Marcelo Marini Pereira de Souza

O professor Marcelo Marini Pereira de Souza, do Programa de Pós-Graduação em Sustentabilidade da Escola de Artes, Ciências e Humanidades (EACH) da USP, ressalta que nenhuma cultura está isenta de riscos. “Não posso dizer que o aumento de temperatura prejudica as produções de café, o que impacta são as mudanças climáticas, como chuvas mais intensas e frequentes, secas maiores e ventos que causam descontrole.”
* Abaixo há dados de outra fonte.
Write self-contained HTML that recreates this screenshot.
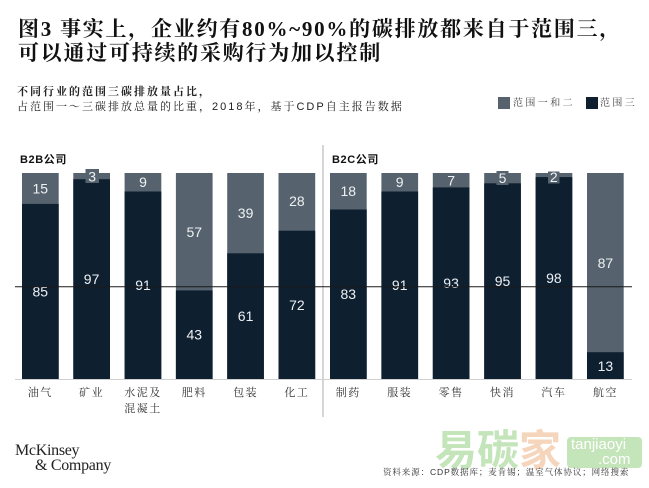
<!DOCTYPE html>
<html>
<head>
<meta charset="utf-8">
<style>
  html,body{margin:0;padding:0;background:#fff;}
  body{width:649px;height:488px;position:relative;overflow:hidden;}
  .t{position:absolute;white-space:nowrap;}
  .title{font-family:"Liberation Serif","Noto Serif CJK SC",serif;font-weight:bold;font-size:21px;line-height:24px;letter-spacing:1.75px;color:#111;left:18px;}
  .sub{font-family:"Liberation Sans","Noto Serif CJK SC",sans-serif;font-size:11px;line-height:15px;letter-spacing:2px;color:#222;left:17px;}
  .leg{font-family:"Liberation Sans","Noto Serif CJK SC",sans-serif;font-size:10px;line-height:14px;letter-spacing:2.4px;color:#444;}
  .grp{font-family:"Liberation Sans","Noto Sans CJK SC",sans-serif;font-weight:bold;font-size:11px;line-height:14px;letter-spacing:0.6px;color:#111;}
  .cat{font-family:"Liberation Serif","Noto Serif CJK SC",serif;font-size:11px;line-height:16px;letter-spacing:1.5px;color:#333;text-align:center;width:60px;}
  .mck{font-family:"Liberation Serif",serif;font-size:16px;line-height:15px;color:#222;letter-spacing:-0.3px;}
  .src{font-family:"Liberation Sans","Noto Serif CJK SC",sans-serif;font-size:8.5px;line-height:12px;letter-spacing:0.9px;color:#333;left:383px;top:466px;}
</style>
</head>
<body>

<div class="t title" style="top:16.5px;">图3 事实上，企业约有80%~90%的碳排放都来自于范围三，</div>
<div class="t title" style="top:40.5px;">可以通过可持续的采购行为加以控制</div>

<div class="t sub" style="top:84.5px;font-weight:bold;">不同行业的范围三碳排放量占比，</div>
<div class="t sub" style="top:99.5px;">占范围一～三碳排放总量的比重，2018年，基于CDP自主报告数据</div>

<div style="position:absolute;left:498px;top:97px;width:12px;height:12px;background:#56636e;"></div>
<div class="t leg" style="left:513px;top:96.5px;">范围一和二</div>
<div style="position:absolute;left:586px;top:97px;width:12px;height:12px;background:#0e1f30;"></div>
<div class="t leg" style="left:600px;top:96.5px;">范围三</div>

<div class="t grp" style="left:20px;top:153px;">B2B公司</div>
<div class="t grp" style="left:332px;top:153px;">B2C公司</div>

<!-- watermark -->
<div class="t" style="left:435px;top:424px;font-family:'Noto Sans CJK SC',sans-serif;font-size:42px;line-height:48px;font-weight:bold;color:#c4e4ba;">易碳<span style="color:#f5d5bb;">家</span></div>
<div style="position:absolute;left:567px;top:437px;width:75px;height:31px;background:#c4e4ba;border-radius:4px;"></div>
<div class="t" style="left:571px;top:437px;font-family:'Liberation Sans',sans-serif;font-size:15px;line-height:16px;color:#fff;">tanjiaoyi</div>
<div class="t" style="left:598px;top:452px;font-family:'Liberation Sans',sans-serif;font-size:15px;line-height:16px;color:#fff;">.com</div>

<svg style="position:absolute;left:0;top:0;" width="649" height="488" viewBox="0 0 649 488">
  <rect x="322" y="145" width="2" height="272" fill="#d6d6d6"/>
  <line x1="15" y1="379.5" x2="632" y2="379.5" stroke="#d0d0d0" stroke-width="1"/>

  <g font-family="Liberation Sans, sans-serif" font-size="14" fill="#eef1f3" text-anchor="middle">
  <rect x="22" y="173" width="36.7" height="206" fill="#56636e"/>
  <rect x="22" y="203.9" width="36.7" height="175.1" fill="#0e1f30"/>
  <text x="40.3" y="193.5">15</text>
  <text x="40.3" y="296.5">85</text>

  <rect x="73.3" y="173" width="36.7" height="206" fill="#56636e"/>
  <rect x="73.3" y="179.2" width="36.7" height="199.8" fill="#0e1f30"/>
  <rect x="85.5" y="169" width="13.5" height="14" fill="#56636e"/>
  <text x="92.2" y="181.5">3</text>
  <text x="91.6" y="284">97</text>

  <rect x="124.6" y="173" width="36.7" height="206" fill="#56636e"/>
  <rect x="124.6" y="191.5" width="36.7" height="187.5" fill="#0e1f30"/>
  <text x="143" y="187">9</text>
  <text x="143" y="290">91</text>

  <rect x="175.9" y="173" width="36.7" height="206" fill="#56636e"/>
  <rect x="175.9" y="290.4" width="36.7" height="88.6" fill="#0e1f30"/>
  <text x="194.3" y="237">57</text>
  <text x="194.3" y="339.5">43</text>

  <rect x="227.2" y="173" width="36.7" height="206" fill="#56636e"/>
  <rect x="227.2" y="253.3" width="36.7" height="125.7" fill="#0e1f30"/>
  <text x="245.6" y="218">39</text>
  <text x="245.6" y="321">61</text>

  <rect x="278.5" y="173" width="36.7" height="206" fill="#56636e"/>
  <rect x="278.5" y="230.7" width="36.7" height="148.3" fill="#0e1f30"/>
  <text x="296.9" y="206">28</text>
  <text x="296.9" y="310">72</text>

  <rect x="330" y="173" width="36.7" height="206" fill="#56636e"/>
  <rect x="330" y="209.5" width="36.7" height="169.5" fill="#0e1f30"/>
  <text x="348.3" y="196">18</text>
  <text x="348.3" y="299">83</text>

  <rect x="381.4" y="173" width="36.7" height="206" fill="#56636e"/>
  <rect x="381.4" y="191.5" width="36.7" height="187.5" fill="#0e1f30"/>
  <text x="399.7" y="187">9</text>
  <text x="399.7" y="290">91</text>

  <rect x="432.8" y="173" width="36.7" height="206" fill="#56636e"/>
  <rect x="432.8" y="187.4" width="36.7" height="191.6" fill="#0e1f30"/>
  <text x="451.1" y="185.5">7</text>
  <text x="451.1" y="288">93</text>

  <rect x="484.2" y="173" width="36.7" height="206" fill="#56636e"/>
  <rect x="484.2" y="183.3" width="36.7" height="195.7" fill="#0e1f30"/>
  <rect x="496.5" y="171" width="12" height="14" fill="#56636e"/>
  <text x="502.5" y="183">5</text>
  <text x="502.5" y="286">95</text>

  <rect x="535.6" y="173" width="36.7" height="206" fill="#56636e"/>
  <rect x="535.6" y="177.1" width="36.7" height="201.9" fill="#0e1f30"/>
  <rect x="548" y="171.5" width="11.5" height="12" fill="#56636e"/>
  <text x="553.8" y="182">2</text>
  <text x="553.9" y="283">98</text>

  <rect x="587" y="173" width="36.7" height="206" fill="#56636e"/>
  <rect x="587" y="352.2" width="36.7" height="26.8" fill="#0e1f30"/>
  <text x="605.4" y="268">87</text>
  <text x="605.4" y="371">13</text>
  </g>

  <line x1="15" y1="286.7" x2="632" y2="286.7" stroke="#1a1a1a" stroke-width="1"/>
</svg>

<div class="t cat" style="left:10.3px;top:385px;">油气</div>
<div class="t cat" style="left:61.6px;top:385px;">矿业</div>
<div class="t cat" style="left:113px;top:385px;">水泥及</div>
<div class="t cat" style="left:113px;top:401px;">混凝土</div>
<div class="t cat" style="left:164.3px;top:385px;">肥料</div>
<div class="t cat" style="left:215.6px;top:385px;">包装</div>
<div class="t cat" style="left:266.9px;top:385px;">化工</div>
<div class="t cat" style="left:318.3px;top:385px;">制药</div>
<div class="t cat" style="left:369.7px;top:385px;">服装</div>
<div class="t cat" style="left:421.1px;top:385px;">零售</div>
<div class="t cat" style="left:472.5px;top:385px;">快消</div>
<div class="t cat" style="left:523.9px;top:385px;">汽车</div>
<div class="t cat" style="left:575.4px;top:385px;">航空</div>

<div class="t mck" style="left:15px;top:443px;">McKinsey</div>
<div class="t mck" style="left:35px;top:458px;">&amp; Company</div>

<div class="t src">资料来源：CDP数据库；麦肯锡；温室气体协议；网络搜索</div>

</body>
</html>
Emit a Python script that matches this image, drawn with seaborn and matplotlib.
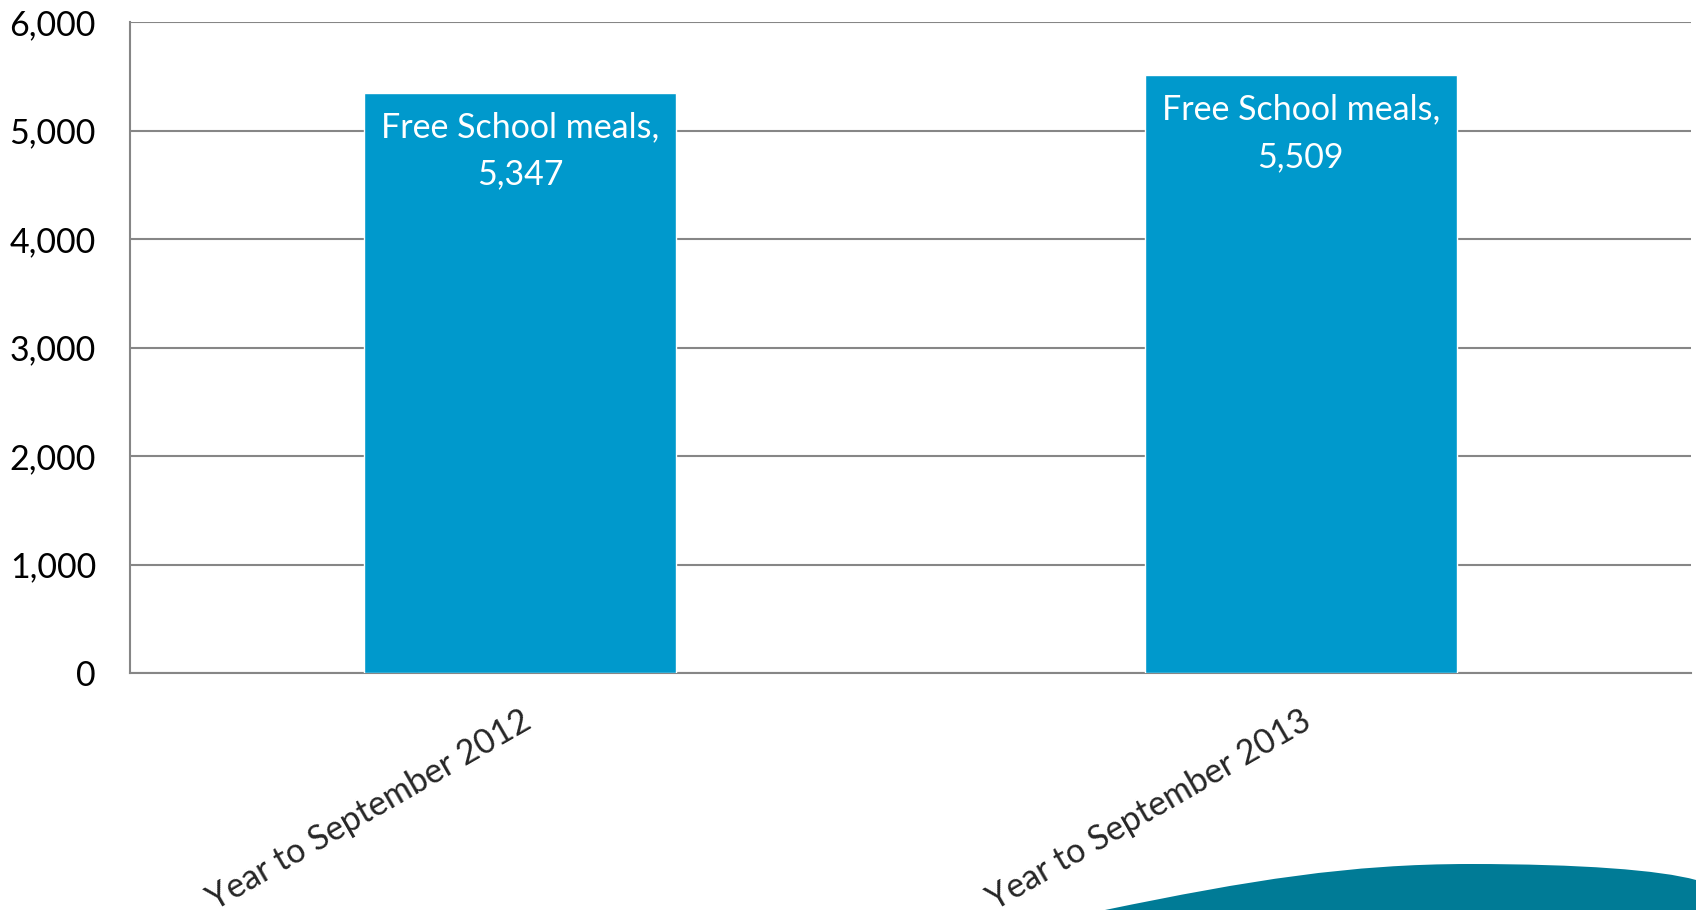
import numpy as np
import pandas as pd
import matplotlib
matplotlib.use("Agg")
import matplotlib.pyplot as plt
from matplotlib.patches import PathPatch
from matplotlib.path import Path
import seaborn as sns

categories = ["Year to September 2012", "Year to September 2013"]
values = [5347, 5509]
series_name = "Free School meals"
yticks = [0, 1000, 2000, 3000, 4000, 5000, 6000]

sns.set_style("white")
plt.rcParams["font.family"] = ["Lato", "DejaVu Sans"]

df = pd.DataFrame({"category": categories, "value": values})

fig = plt.figure(figsize=(16.96, 9.10), dpi=100)
ax = fig.add_axes([130 / 1696, 1 - 673 / 910, (1691 - 130) / 1696, (673 - 22) / 910])

sns.barplot(data=df, x="category", y="value", color="#0099CC", saturation=1,
            width=0.4, ax=ax, zorder=3)

ax.set_xlim(-0.5, 1.5)
ax.set_ylim(0, 6000)
ax.set_yticks(yticks)
ax.set_yticklabels([f"{v:,}" for v in yticks], fontsize=24.5, color="black")
ax.yaxis.grid(True, color="#868686", linewidth=1.5, zorder=0)
ax.set_axisbelow(True)
ax.set_xlabel("")
ax.set_ylabel("")

for side in ["top", "right"]:
    ax.spines[side].set_visible(False)
for side in ["left", "bottom"]:
    ax.spines[side].set_color("#868686")
    ax.spines[side].set_linewidth(1.5)

ax.set_xticks([-0.5, 0.5, 1.5], minor=False)
ax.set_xticklabels(["", "", ""])
ax.set_xticks([0, 1], minor=True)
ax.set_xticklabels(categories, minor=True, fontsize=24.5, rotation=30,
                   ha="right", va="top", rotation_mode="anchor")
ax.tick_params(axis="x", which="major", direction="out", length=8, width=1.5, color="#868686")
ax.tick_params(axis="x", which="minor", length=0, pad=23)
ax.tick_params(axis="y", direction="out", length=8.5, width=1.5, color="#868686", pad=16)

for patch, v in zip(ax.patches, values):
    x = patch.get_x() + patch.get_width() / 2
    ax.annotate(f"{series_name},\n{v:,}", xy=(x, v), xytext=(0, -13),
                textcoords="offset points", ha="center", va="top",
                color="white", fontsize=24.5, linespacing=1.6, zorder=5)

# decorative swoosh at bottom-right
verts = [(1105 / 1696, 0.0), (1250 / 1696, 30 / 910), (1350 / 1696, 46 / 910),
         (1470 / 1696, 46 / 910), (1580 / 1696, 46 / 910), (1660 / 1696, 40 / 910),
         (1696 / 1696, 30 / 910), (1696 / 1696, 0.0), (1105 / 1696, 0.0)]
codes = [Path.MOVETO, Path.CURVE4, Path.CURVE4, Path.CURVE4, Path.CURVE4, Path.CURVE4,
         Path.CURVE4, Path.LINETO, Path.CLOSEPOLY]
fig.patches.append(PathPatch(Path(verts, codes), transform=fig.transFigure,
                             facecolor="#007B96", edgecolor="none"))

fig.savefig("out.png", dpi=100)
Ele também alerta para os impactos climáticos além da agricultura. “As pessoas que moram no litoral terão inundações em suas regiões, porque o nível dos oceanos irá subir. Já a população de seres vivos se adapta em uma escala geológica e essas mudanças estão sendo muito mais rápidas. Existem estudos que mostram que muitos animais e plantas não terão capacidade de adaptação, portanto, acabam sofrendo uma enorme perda de biodiversidade e extinção de espécies.”

Paula Packer

A chefe-geral da Embrapa Meio Ambiente, Paula Packer, destaca a importância do zoneamento agrícola de risco climático, aliando-o ao uso de cultivares adaptadas, ou seja, cultivar variedades de plantas que são especialmente desenvolvidas ou escolhidas para prosperar em condições ambientais específicas, e técnicas de integração lavoura-pecuária-floresta. “Se conseguirmos implementar planos no nível global de mitigação, por meio da redução das emissões e adaptação às mudanças climáticas, pode ser que consigamos reverter este cenário. Temos muitos biomas e florestas, principalmente no Brasil, que precisam ser preservados.”

MEDIDAS PREVENTIVAS

Para enfrentar esses desafios, é essencial adotar práticas agrícolas sustentáveis e tecnologias adaptativas. O IPCC destaca a importância de combinações de ações no lado da oferta, como a produção eficiente, transporte e processamento, e com intervenções no lado da demanda, como modificação das escolhas alimentares e redução do desperdício de alimentos. Com isso, será possível reduzir as emissões de gases de efeito estufa e aumentar a resiliência do sistema alimentar. ​

Os relatórios também trazem a implementação de sistemas integrados de produção agropecuária e florestal, uso de variedades de culturas resistentes ao clima e a melhoria na gestão dos recursos hídricos. Essas estratégias são recomendadas para aumentar a resistência das produções com as mudanças climáticas.

Porém, Souza acredita que nenhuma dessas políticas de adaptação e mitigação vem sendo adotada no Brasil. “Não existe nenhuma política sendo adotada, ao contrário, existe política contra, derrubada de vegetação nativa e corte de árvores. É como se nada estivesse acontecendo, as cidades estão investindo cada vez mais em transportes individuais e há uma grande emissão de gases de efeito estufa.” Para ele, o cenário para 2050 é catastrófico, pois “a falta de redução desses gases acelera os efeitos entre os humanos, animais e vegetação”.